Before inserting natural or synthetic corks, soak them briefly according to the manufacturer’s directions, usually a quick dip in a sanitizing solution. Don’t oversoak natural corks, as waterlogged cork can crumble. Load a cork into your corker, position it over the bottle, and press the handles down firmly. The cork should sit flush with or just below the top of the bottle. If you’re using a hand corker and finding it difficult, a floor corker makes a significant upgrade in both ease and consistency.

Labeling and Storage

Label each bottle right after corking. Include the type of wine, the alcohol content if you measured it, and the bottling date. This sounds obvious, but unlabeled bottles from different batches become impossible to tell apart within a few months.

Store your bottles on their sides in a cool, dark place.
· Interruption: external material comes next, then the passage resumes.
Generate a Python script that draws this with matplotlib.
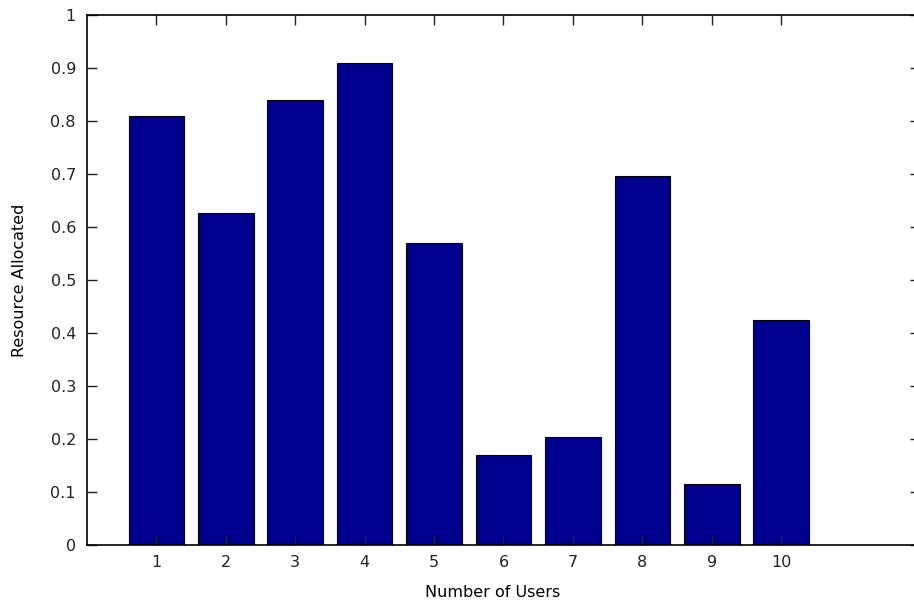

The ideal temperature is around 55°F (13°C), with humidity between 60% and 70%. Laying bottles sideways keeps the cork in contact with the wine, which prevents it from drying out and losing its seal. Upright storage is fine for a few weeks, but long-term aging requires side storage. Keep bottles away from vibration and direct light, both of which degrade wine quality over time.

Bottle Shock and When to Drink

Freshly bottled wine often tastes muted, flat, or just “off” compared to the same wine sampled from the fermenter. This temporary condition, called bottle shock, happens as the wine adjusts to its new environment and the dissolved gases, tannins, and acids reintegrate after being disturbed.

Young, robust wines typically recover within a few days to a week. More delicate or complex wines can take several weeks. A safe general rule is to wait at least one to two weeks after bottling before opening your first bottle to judge the results. For wines you’ve intentionally aged or that have complex flavor profiles, four to six weeks of rest gives a much more accurate picture of what you’ve made.